The number of private equity firms considering a long-hold fund has soared over the past year, according to research from Dechert.
Just over half of GPs have designs on the strategy, compared with 32 percent last year, according to the law firm’s 2020 Global PE Outlook, which surveyed 100 senior executives at ﬁrms with at least $500 million of AUM. A further 27 percent have already established a fund.
Key factors include the opportunity to expand the available pool of investment targets and align interests with limited partners. Mounting recession concerns were also identified as a potential driver, with long-hold funds buying managers extra time to ride out the storm.
“It’s a constant theme across all different kinds of funds now,” Markus Bolsinger, a partner in Dechert’s New York and Munich ofﬁces, said in the report. “People see the merit in holding assets for longer in certain instances and if you have one single vehicle that can do that, it makes things a lot easier from a logistics and process standpoint.”
Respondents were split over whether holding periods had lengthened or shortened over the last 12 to 24 months, with 40 percent saying they had versus 31 percent saying they had not. The leading factor in shorter holding periods was the need to exit investments that could be vulnerable in the event of an economic downturn, followed by a desire to take advantage of the favourable pricing environment.

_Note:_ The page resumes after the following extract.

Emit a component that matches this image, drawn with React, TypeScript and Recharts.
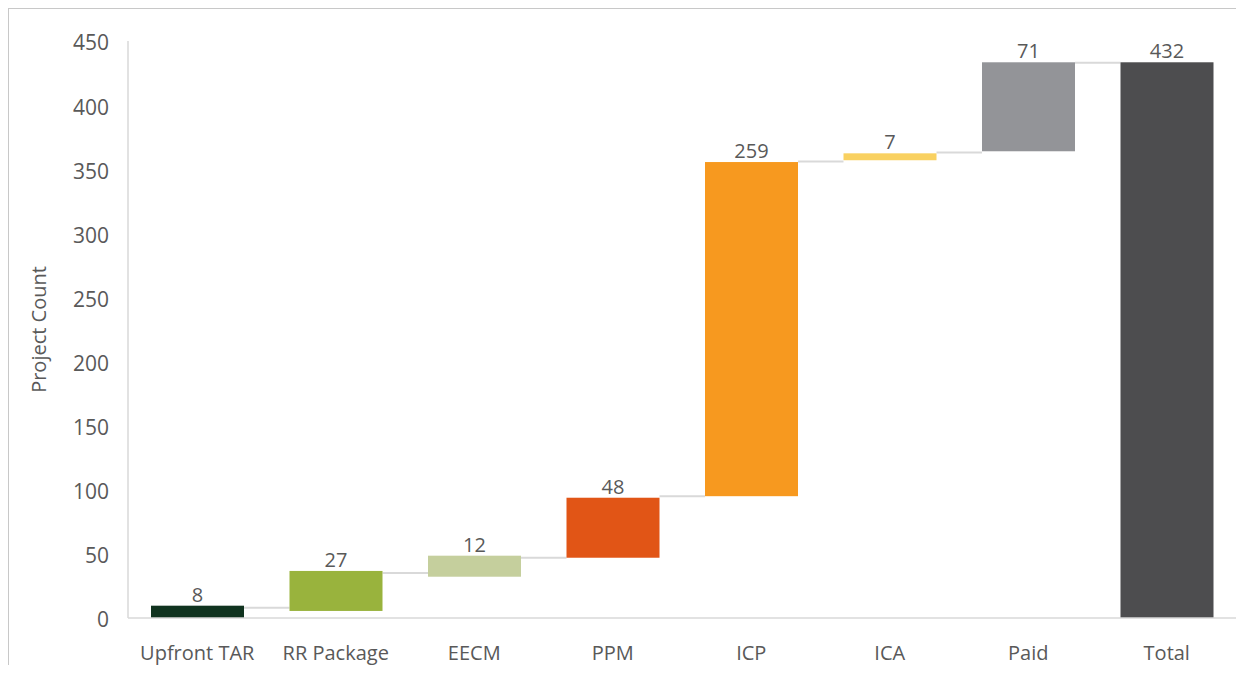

Blackstone, the world’s largest private equity firm, appears to be gearing up to raise its second long-hold private equity fund after registering Blackstone Core Equity Partners II in Luxembourg in September, as Private Equity International reported. The firm collected $4.8 billion for its 2016-vintage BCEP I, which has an investment period of at least 15 years, rather than the traditional three to five.
CVC Capital Partners collected €4.6 billion for CVC Capital Partners Strategic Opportunities II in July, beating its €4 billion target, and KKR raised $8.5 billion last year for its core investment strategy.
These funds could significantly outperform traditional strategies, generating double the post-tax investment multiple of typical buyout funds over a 24-year period, according to Bain & Company. Contributing factors include lower transaction costs due to reduced activity and greater flexibility around exit timing.